Despite such issues, the UK’s Online Safety Bill – put forward in May – aims to impose a specific duty of care on social platforms, a system that would be overseen by the UK’s communications regulator, Ofcom.
Decisive action to check the growing power of Meta, its Chief Executive Officer Mark Zuckerberg and other technology giants is gathering pace
As drafted currently, the Bill marks a sharp departure from current practice. Not only will platforms need to protect users from illegal and harmful content, but also content that the provider has ‘reasonable grounds to believe’ is illegal under UK law. Similarly, platforms will need to risk assess each piece of content to evaluate how potentially harmful it could be. While the specific nature of ‘harmful’ is yet to be defined, it will include content that platforms have ‘reasonable grounds to believe’ will cause significant physical or mental harm.
The Bill has wide scope, but it’s too vaguely worded to be effective at present.

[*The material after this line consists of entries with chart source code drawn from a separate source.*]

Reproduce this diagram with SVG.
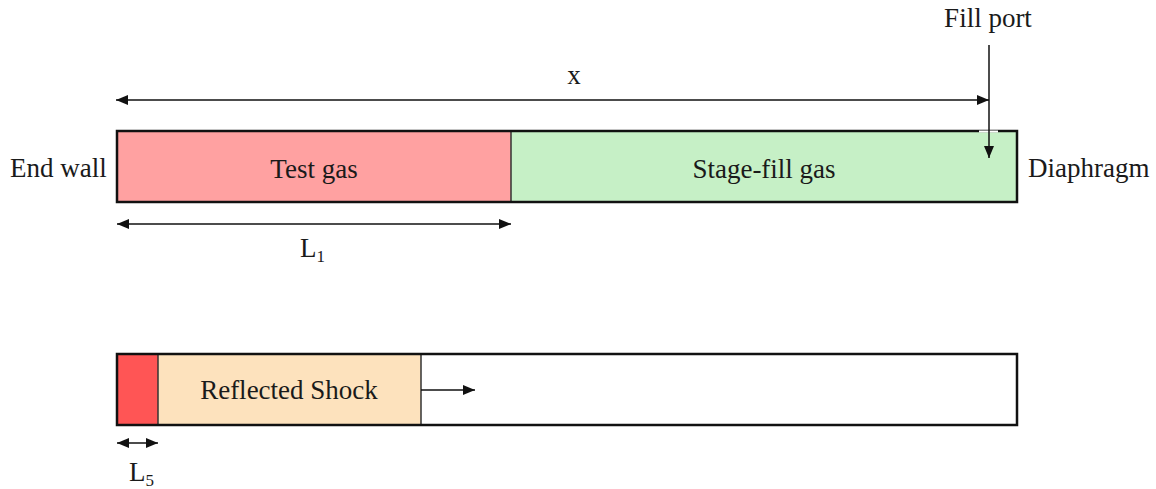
<svg xmlns="http://www.w3.org/2000/svg" width="1156" height="489" viewBox="0 0 1156 489">
<style>
text{font-family:"Liberation Serif","Times New Roman",serif;font-size:27px;fill:#1a1a1a}
.sub{font-size:17px}
.tube{stroke:#111;stroke-width:2.5}
.div{stroke:#333;stroke-width:1.5}
.ln{stroke:#111;stroke-width:1.5;fill:none}
</style>
<defs>
<marker id="ah" viewBox="0 0 12 10" refX="12" refY="5" markerWidth="12" markerHeight="10" markerUnits="userSpaceOnUse" orient="auto-start-reverse">
<path d="M0,0 L12,5 L0,10 z" fill="#111"/>
</marker>
</defs>
<rect width="1156" height="489" fill="#fff"/>
<g id="tube-top">
<rect x="117" y="131" width="394" height="71" fill="#ffa1a1"/>
<rect x="511" y="131" width="506" height="71" fill="#c6f0c6"/>
<line class="div" x1="511" y1="131" x2="511" y2="202"/>
<rect class="tube" x="117" y="131" width="900" height="71" fill="none"/>
<line x1="979" y1="131.5" x2="998" y2="131.5" stroke="#fff" stroke-width="2"/>
<text x="314" y="178" text-anchor="middle">Test gas</text>
<text x="764" y="178" text-anchor="middle">Stage-fill gas</text>
</g>
<g id="tube-bottom">
<rect x="117" y="354" width="41" height="71" fill="#ff5555"/>
<rect x="158" y="354" width="263" height="71" fill="#fde2bd"/>
<rect x="421" y="354" width="596" height="71" fill="#fff"/>
<line class="div" x1="158" y1="354" x2="158" y2="425"/>
<line class="div" x1="421" y1="354" x2="421" y2="425"/>
<rect class="tube" x="117" y="354" width="900" height="71" fill="none"/>
<text x="289" y="399" text-anchor="middle">Reflected Shock</text>
</g>
<g id="labels">
<text x="10" y="177">End wall</text>
<text x="1028" y="177">Diaphragm</text>
<text x="988" y="27" text-anchor="middle">Fill port</text>
<text x="574" y="84" text-anchor="middle">x</text>
<text x="300" y="257">L<tspan class="sub" dy="5">1</tspan></text>
<text x="129" y="481">L<tspan class="sub" dy="5">5</tspan></text>
</g>
<g id="connectors">
<line class="ln" x1="116" y1="100" x2="989" y2="100" marker-start="url(#ah)" marker-end="url(#ah)"/>
<line class="ln" x1="989" y1="45" x2="989" y2="158" marker-end="url(#ah)"/>
<line class="ln" x1="117" y1="224" x2="511" y2="224" marker-start="url(#ah)" marker-end="url(#ah)"/>
<line class="ln" x1="421" y1="390" x2="475" y2="390" marker-end="url(#ah)"/>
<line class="ln" x1="117" y1="443" x2="158" y2="443" marker-start="url(#ah)" marker-end="url(#ah)"/>
</g>
</svg>
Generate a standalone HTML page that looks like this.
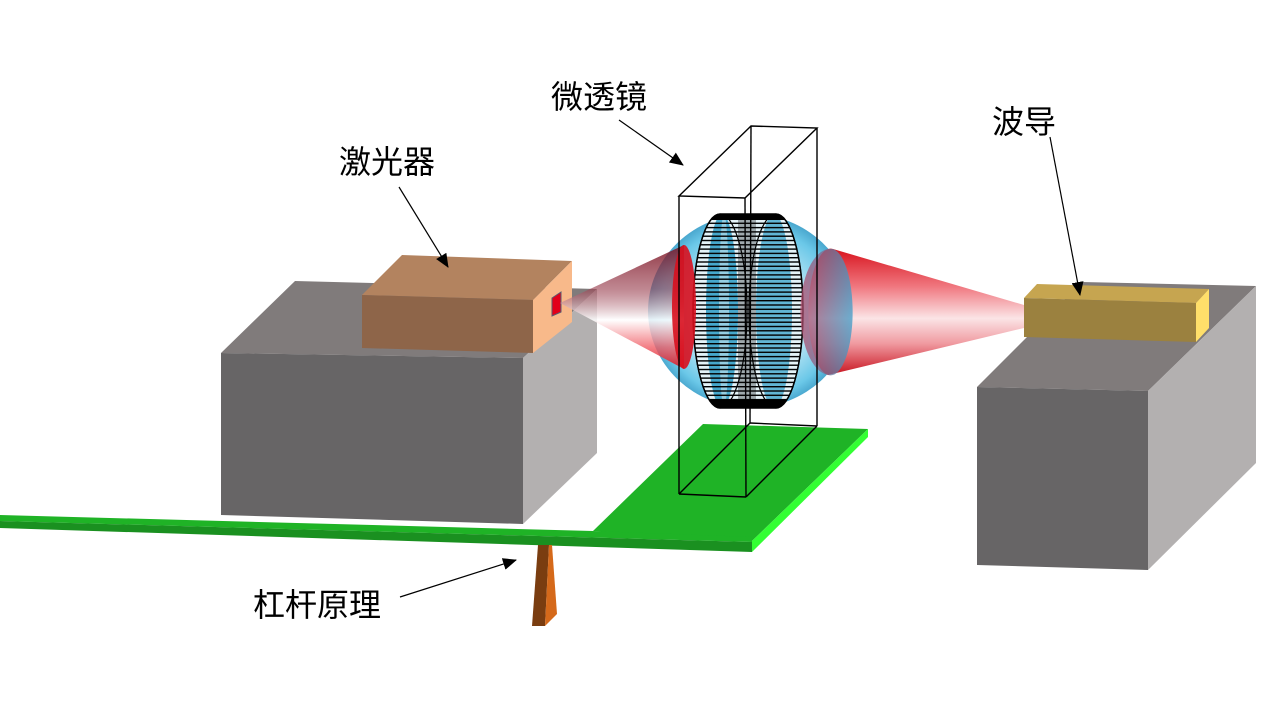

For example, it includes the notions that legal content may be harmful, and that harm may be direct or indirect. So legal content that may cause indirect harm could fall under the scope of the Bill, which would be difficult to define.

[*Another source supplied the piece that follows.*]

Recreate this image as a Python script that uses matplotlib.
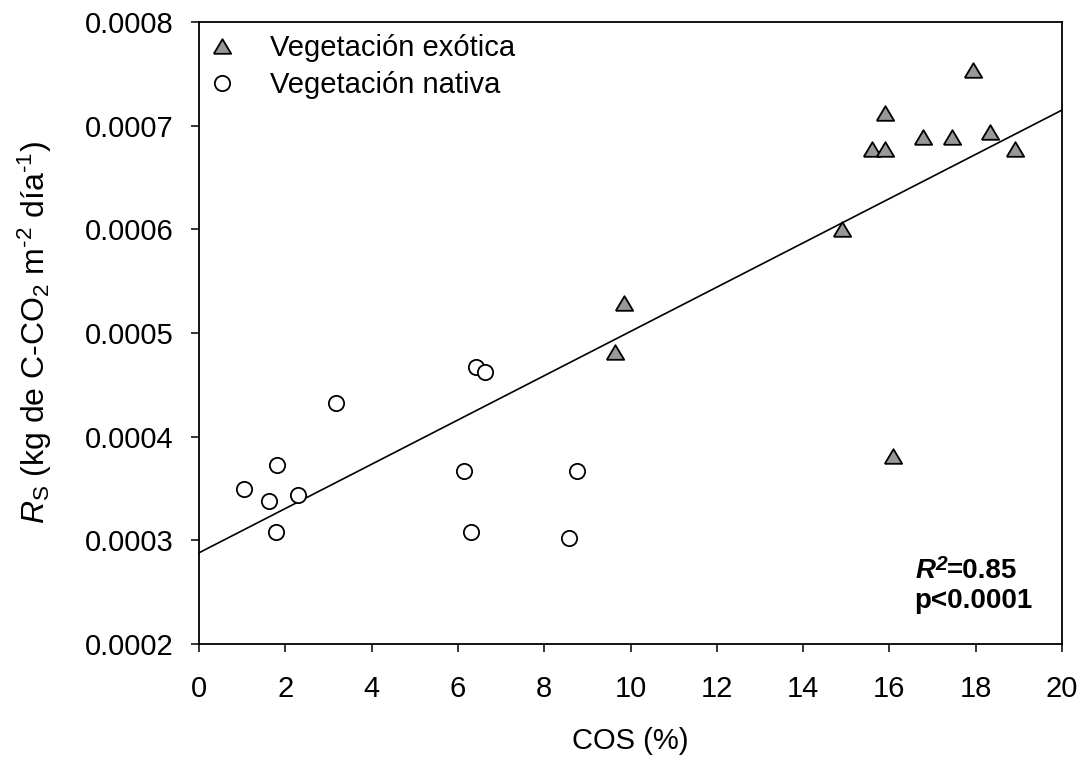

Yet, despite the apparent confusion around wording in this draft of the Bill, decisive action to check the growing power of Meta, its Chief Executive Officer Mark Zuckerberg and other technology giants is gathering pace. And while the US is still stuck in frames of reference that revolve around Section 230, Europe and the UK are not. Just as Europe’s General Data Protection Regulation changed privacy practices around the world, it would be no surprise if the winds of regulatory change that eventually sweep through the US technology sector have their origins in Europe.